● MATERIAL
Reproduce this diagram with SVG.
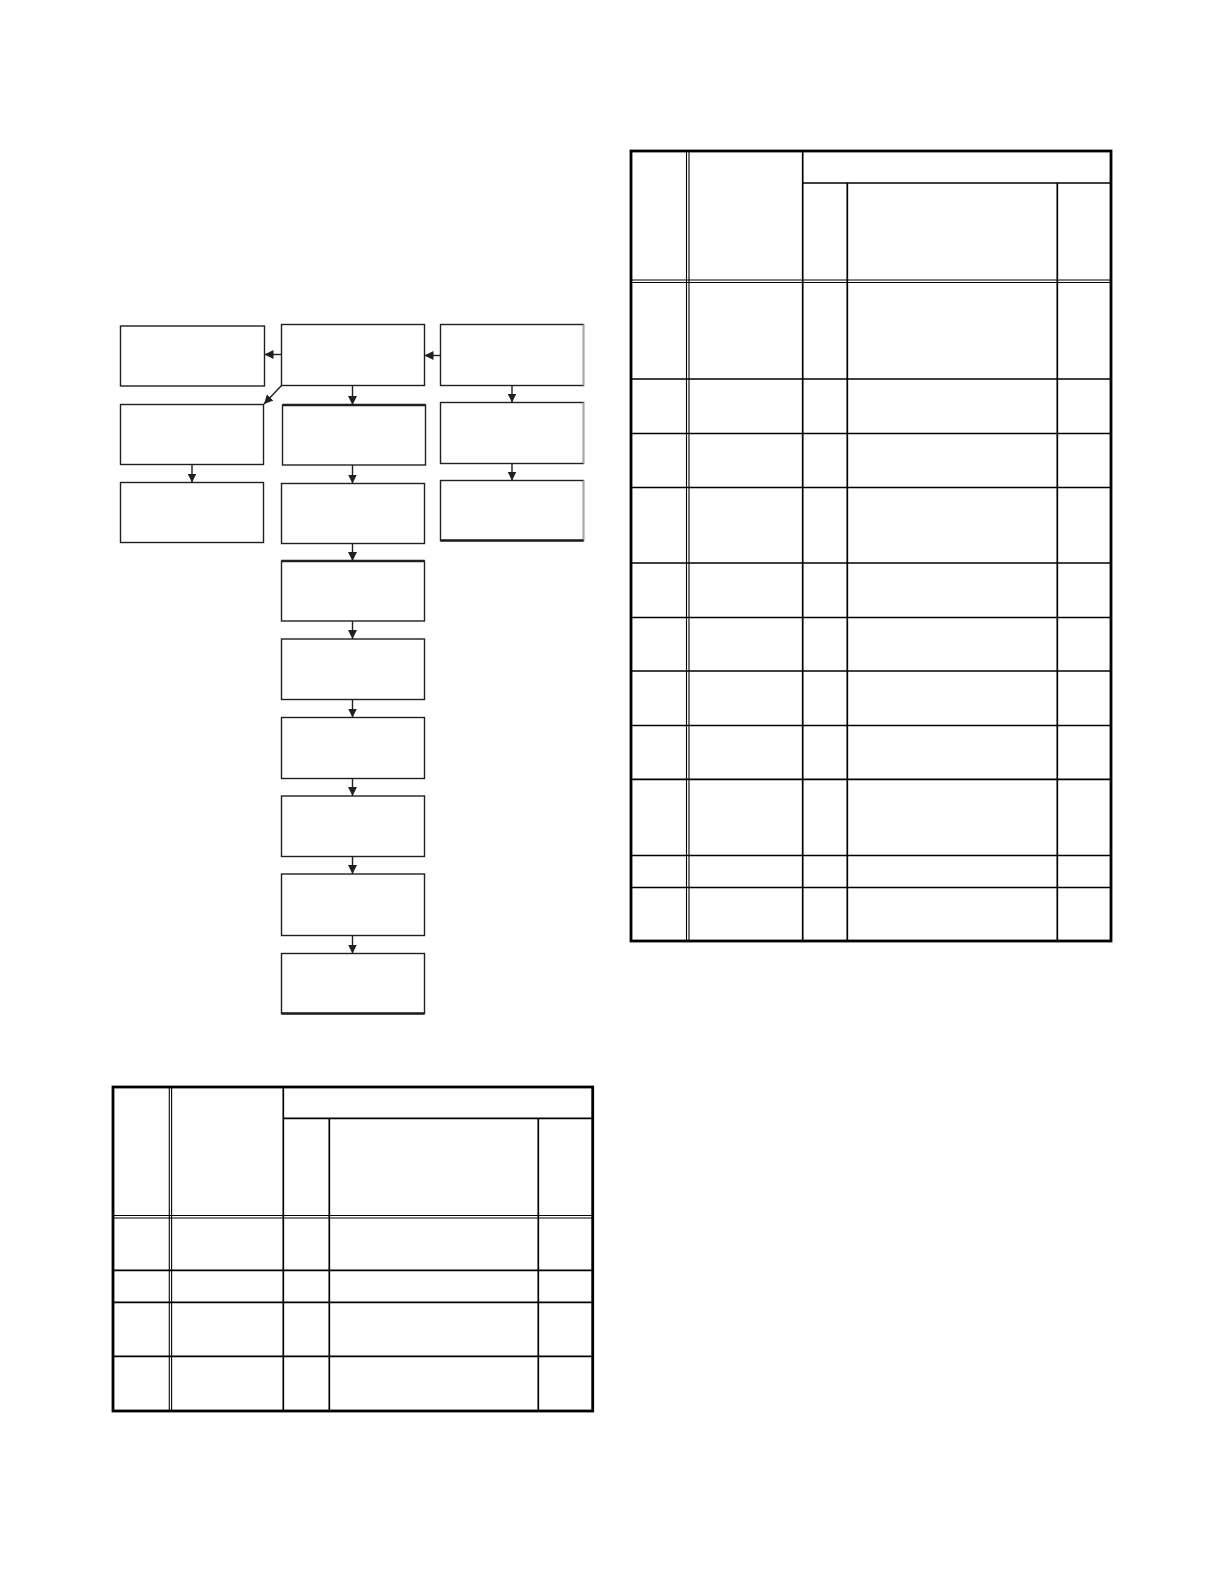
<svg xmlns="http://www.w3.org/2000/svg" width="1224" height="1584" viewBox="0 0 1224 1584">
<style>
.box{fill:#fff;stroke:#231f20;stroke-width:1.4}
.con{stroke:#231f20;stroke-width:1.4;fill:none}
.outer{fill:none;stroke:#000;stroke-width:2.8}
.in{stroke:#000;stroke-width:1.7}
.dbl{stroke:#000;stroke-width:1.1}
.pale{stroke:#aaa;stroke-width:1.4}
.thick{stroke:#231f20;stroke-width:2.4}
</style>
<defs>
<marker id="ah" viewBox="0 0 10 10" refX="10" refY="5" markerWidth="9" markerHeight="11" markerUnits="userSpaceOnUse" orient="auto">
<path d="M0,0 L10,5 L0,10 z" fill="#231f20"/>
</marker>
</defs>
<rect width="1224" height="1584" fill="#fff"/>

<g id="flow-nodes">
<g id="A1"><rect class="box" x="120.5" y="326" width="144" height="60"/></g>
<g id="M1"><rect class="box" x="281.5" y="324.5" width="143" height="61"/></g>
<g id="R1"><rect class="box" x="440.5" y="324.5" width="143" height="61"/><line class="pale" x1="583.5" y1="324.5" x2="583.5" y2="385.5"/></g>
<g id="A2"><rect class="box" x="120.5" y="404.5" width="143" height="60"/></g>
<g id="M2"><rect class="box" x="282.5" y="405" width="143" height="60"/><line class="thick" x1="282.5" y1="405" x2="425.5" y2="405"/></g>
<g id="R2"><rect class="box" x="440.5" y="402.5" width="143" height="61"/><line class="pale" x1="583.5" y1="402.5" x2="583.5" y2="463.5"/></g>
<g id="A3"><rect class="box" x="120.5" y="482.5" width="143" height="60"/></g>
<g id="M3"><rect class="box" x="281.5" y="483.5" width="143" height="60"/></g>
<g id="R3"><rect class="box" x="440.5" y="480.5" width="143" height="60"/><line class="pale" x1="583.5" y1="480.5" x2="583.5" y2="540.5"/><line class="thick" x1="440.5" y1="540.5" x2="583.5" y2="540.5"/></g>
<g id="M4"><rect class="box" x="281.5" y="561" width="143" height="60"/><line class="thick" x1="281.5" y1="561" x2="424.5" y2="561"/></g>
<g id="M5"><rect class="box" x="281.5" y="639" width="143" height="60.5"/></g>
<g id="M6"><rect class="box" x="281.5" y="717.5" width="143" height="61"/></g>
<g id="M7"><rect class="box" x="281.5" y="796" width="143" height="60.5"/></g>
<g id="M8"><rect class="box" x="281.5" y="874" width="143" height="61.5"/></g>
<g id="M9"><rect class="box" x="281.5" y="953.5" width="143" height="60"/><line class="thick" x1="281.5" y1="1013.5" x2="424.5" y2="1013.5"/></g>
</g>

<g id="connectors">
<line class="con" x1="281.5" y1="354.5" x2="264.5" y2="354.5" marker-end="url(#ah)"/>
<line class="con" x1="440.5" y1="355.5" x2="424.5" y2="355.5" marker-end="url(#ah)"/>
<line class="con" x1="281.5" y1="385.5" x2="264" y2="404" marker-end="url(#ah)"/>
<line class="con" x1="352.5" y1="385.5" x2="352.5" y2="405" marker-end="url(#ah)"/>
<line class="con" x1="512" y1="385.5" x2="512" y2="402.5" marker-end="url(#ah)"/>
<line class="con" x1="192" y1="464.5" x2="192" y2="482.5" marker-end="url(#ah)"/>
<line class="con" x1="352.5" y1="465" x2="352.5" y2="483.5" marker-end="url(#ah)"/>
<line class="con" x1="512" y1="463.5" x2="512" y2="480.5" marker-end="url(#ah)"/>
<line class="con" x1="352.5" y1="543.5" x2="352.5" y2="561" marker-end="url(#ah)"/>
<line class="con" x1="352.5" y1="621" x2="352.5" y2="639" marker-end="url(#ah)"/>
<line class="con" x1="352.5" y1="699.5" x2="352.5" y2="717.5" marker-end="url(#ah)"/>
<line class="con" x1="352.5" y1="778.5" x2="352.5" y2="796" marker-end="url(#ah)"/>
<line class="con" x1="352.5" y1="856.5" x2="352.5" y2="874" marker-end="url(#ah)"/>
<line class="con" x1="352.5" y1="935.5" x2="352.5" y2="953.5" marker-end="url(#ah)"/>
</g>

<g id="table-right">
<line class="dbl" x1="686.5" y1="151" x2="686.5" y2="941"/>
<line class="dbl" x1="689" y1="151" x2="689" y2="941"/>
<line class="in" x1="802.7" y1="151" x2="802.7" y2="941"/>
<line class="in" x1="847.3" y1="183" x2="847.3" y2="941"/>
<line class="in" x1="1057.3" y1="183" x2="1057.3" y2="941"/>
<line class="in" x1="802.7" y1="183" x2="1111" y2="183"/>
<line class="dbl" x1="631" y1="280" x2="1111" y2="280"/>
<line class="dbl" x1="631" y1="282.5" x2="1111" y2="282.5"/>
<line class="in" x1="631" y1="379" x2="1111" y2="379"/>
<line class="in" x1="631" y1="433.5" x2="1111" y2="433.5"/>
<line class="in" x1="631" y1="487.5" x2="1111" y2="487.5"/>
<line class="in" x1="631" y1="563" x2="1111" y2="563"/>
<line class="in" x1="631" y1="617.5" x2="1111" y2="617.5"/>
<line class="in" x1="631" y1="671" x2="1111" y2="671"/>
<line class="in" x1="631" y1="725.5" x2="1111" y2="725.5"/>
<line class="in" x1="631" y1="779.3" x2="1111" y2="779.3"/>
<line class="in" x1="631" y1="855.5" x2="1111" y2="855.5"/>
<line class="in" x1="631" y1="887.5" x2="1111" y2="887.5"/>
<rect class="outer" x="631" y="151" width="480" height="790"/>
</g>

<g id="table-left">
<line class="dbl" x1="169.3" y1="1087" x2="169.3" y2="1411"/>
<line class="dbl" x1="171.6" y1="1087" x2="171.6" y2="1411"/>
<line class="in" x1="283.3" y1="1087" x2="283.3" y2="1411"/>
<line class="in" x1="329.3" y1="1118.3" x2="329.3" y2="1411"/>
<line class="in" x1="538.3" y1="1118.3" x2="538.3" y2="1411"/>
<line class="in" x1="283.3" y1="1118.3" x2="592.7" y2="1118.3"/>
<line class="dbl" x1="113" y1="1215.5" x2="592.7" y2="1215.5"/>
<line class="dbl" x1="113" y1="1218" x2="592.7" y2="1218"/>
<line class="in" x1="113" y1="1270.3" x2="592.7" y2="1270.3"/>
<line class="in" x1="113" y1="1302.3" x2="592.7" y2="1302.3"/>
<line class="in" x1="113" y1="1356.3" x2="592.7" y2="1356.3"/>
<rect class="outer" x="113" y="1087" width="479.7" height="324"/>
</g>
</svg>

● WHAT THE TASK ASKS
Retype each line of the listing above word for word. Exclude the pictures.

● RESULT OF THIS TASK
Reproduce this diagram with SVG.
<svg xmlns="http://www.w3.org/2000/svg" width="1224" height="1584" viewBox="0 0 1224 1584">
<style>
.box{fill:#fff;stroke:#231f20;stroke-width:1.4}
.con{stroke:#231f20;stroke-width:1.4;fill:none}
.outer{fill:none;stroke:#000;stroke-width:2.8}
.in{stroke:#000;stroke-width:1.7}
.dbl{stroke:#000;stroke-width:1.1}
.pale{stroke:#aaa;stroke-width:1.4}
.thick{stroke:#231f20;stroke-width:2.4}
</style>
<defs>
<marker id="ah" viewBox="0 0 10 10" refX="10" refY="5" markerWidth="9" markerHeight="11" markerUnits="userSpaceOnUse" orient="auto">
<path d="M0,0 L10,5 L0,10 z" fill="#231f20"/>
</marker>
</defs>
<rect width="1224" height="1584" fill="#fff"/>

<g id="flow-nodes">
<g id="A1"><rect class="box" x="120.5" y="326" width="144" height="60"/></g>
<g id="M1"><rect class="box" x="281.5" y="324.5" width="143" height="61"/></g>
<g id="R1"><rect class="box" x="440.5" y="324.5" width="143" height="61"/><line class="pale" x1="583.5" y1="324.5" x2="583.5" y2="385.5"/></g>
<g id="A2"><rect class="box" x="120.5" y="404.5" width="143" height="60"/></g>
<g id="M2"><rect class="box" x="282.5" y="405" width="143" height="60"/><line class="thick" x1="282.5" y1="405" x2="425.5" y2="405"/></g>
<g id="R2"><rect class="box" x="440.5" y="402.5" width="143" height="61"/><line class="pale" x1="583.5" y1="402.5" x2="583.5" y2="463.5"/></g>
<g id="A3"><rect class="box" x="120.5" y="482.5" width="143" height="60"/></g>
<g id="M3"><rect class="box" x="281.5" y="483.5" width="143" height="60"/></g>
<g id="R3"><rect class="box" x="440.5" y="480.5" width="143" height="60"/><line class="pale" x1="583.5" y1="480.5" x2="583.5" y2="540.5"/><line class="thick" x1="440.5" y1="540.5" x2="583.5" y2="540.5"/></g>
<g id="M4"><rect class="box" x="281.5" y="561" width="143" height="60"/><line class="thick" x1="281.5" y1="561" x2="424.5" y2="561"/></g>
<g id="M5"><rect class="box" x="281.5" y="639" width="143" height="60.5"/></g>
<g id="M6"><rect class="box" x="281.5" y="717.5" width="143" height="61"/></g>
<g id="M7"><rect class="box" x="281.5" y="796" width="143" height="60.5"/></g>
<g id="M8"><rect class="box" x="281.5" y="874" width="143" height="61.5"/></g>
<g id="M9"><rect class="box" x="281.5" y="953.5" width="143" height="60"/><line class="thick" x1="281.5" y1="1013.5" x2="424.5" y2="1013.5"/></g>
</g>

<g id="connectors">
<line class="con" x1="281.5" y1="354.5" x2="264.5" y2="354.5" marker-end="url(#ah)"/>
<line class="con" x1="440.5" y1="355.5" x2="424.5" y2="355.5" marker-end="url(#ah)"/>
<line class="con" x1="281.5" y1="385.5" x2="264" y2="404" marker-end="url(#ah)"/>
<line class="con" x1="352.5" y1="385.5" x2="352.5" y2="405" marker-end="url(#ah)"/>
<line class="con" x1="512" y1="385.5" x2="512" y2="402.5" marker-end="url(#ah)"/>
<line class="con" x1="192" y1="464.5" x2="192" y2="482.5" marker-end="url(#ah)"/>
<line class="con" x1="352.5" y1="465" x2="352.5" y2="483.5" marker-end="url(#ah)"/>
<line class="con" x1="512" y1="463.5" x2="512" y2="480.5" marker-end="url(#ah)"/>
<line class="con" x1="352.5" y1="543.5" x2="352.5" y2="561" marker-end="url(#ah)"/>
<line class="con" x1="352.5" y1="621" x2="352.5" y2="639" marker-end="url(#ah)"/>
<line class="con" x1="352.5" y1="699.5" x2="352.5" y2="717.5" marker-end="url(#ah)"/>
<line class="con" x1="352.5" y1="778.5" x2="352.5" y2="796" marker-end="url(#ah)"/>
<line class="con" x1="352.5" y1="856.5" x2="352.5" y2="874" marker-end="url(#ah)"/>
<line class="con" x1="352.5" y1="935.5" x2="352.5" y2="953.5" marker-end="url(#ah)"/>
</g>

<g id="table-right">
<line class="dbl" x1="686.5" y1="151" x2="686.5" y2="941"/>
<line class="dbl" x1="689" y1="151" x2="689" y2="941"/>
<line class="in" x1="802.7" y1="151" x2="802.7" y2="941"/>
<line class="in" x1="847.3" y1="183" x2="847.3" y2="941"/>
<line class="in" x1="1057.3" y1="183" x2="1057.3" y2="941"/>
<line class="in" x1="802.7" y1="183" x2="1111" y2="183"/>
<line class="dbl" x1="631" y1="280" x2="1111" y2="280"/>
<line class="dbl" x1="631" y1="282.5" x2="1111" y2="282.5"/>
<line class="in" x1="631" y1="379" x2="1111" y2="379"/>
<line class="in" x1="631" y1="433.5" x2="1111" y2="433.5"/>
<line class="in" x1="631" y1="487.5" x2="1111" y2="487.5"/>
<line class="in" x1="631" y1="563" x2="1111" y2="563"/>
<line class="in" x1="631" y1="617.5" x2="1111" y2="617.5"/>
<line class="in" x1="631" y1="671" x2="1111" y2="671"/>
<line class="in" x1="631" y1="725.5" x2="1111" y2="725.5"/>
<line class="in" x1="631" y1="779.3" x2="1111" y2="779.3"/>
<line class="in" x1="631" y1="855.5" x2="1111" y2="855.5"/>
<line class="in" x1="631" y1="887.5" x2="1111" y2="887.5"/>
<rect class="outer" x="631" y="151" width="480" height="790"/>
</g>

<g id="table-left">
<line class="dbl" x1="169.3" y1="1087" x2="169.3" y2="1411"/>
<line class="dbl" x1="171.6" y1="1087" x2="171.6" y2="1411"/>
<line class="in" x1="283.3" y1="1087" x2="283.3" y2="1411"/>
<line class="in" x1="329.3" y1="1118.3" x2="329.3" y2="1411"/>
<line class="in" x1="538.3" y1="1118.3" x2="538.3" y2="1411"/>
<line class="in" x1="283.3" y1="1118.3" x2="592.7" y2="1118.3"/>
<line class="dbl" x1="113" y1="1215.5" x2="592.7" y2="1215.5"/>
<line class="dbl" x1="113" y1="1218" x2="592.7" y2="1218"/>
<line class="in" x1="113" y1="1270.3" x2="592.7" y2="1270.3"/>
<line class="in" x1="113" y1="1302.3" x2="592.7" y2="1302.3"/>
<line class="in" x1="113" y1="1356.3" x2="592.7" y2="1356.3"/>
<rect class="outer" x="113" y="1087" width="479.7" height="324"/>
</g>
</svg>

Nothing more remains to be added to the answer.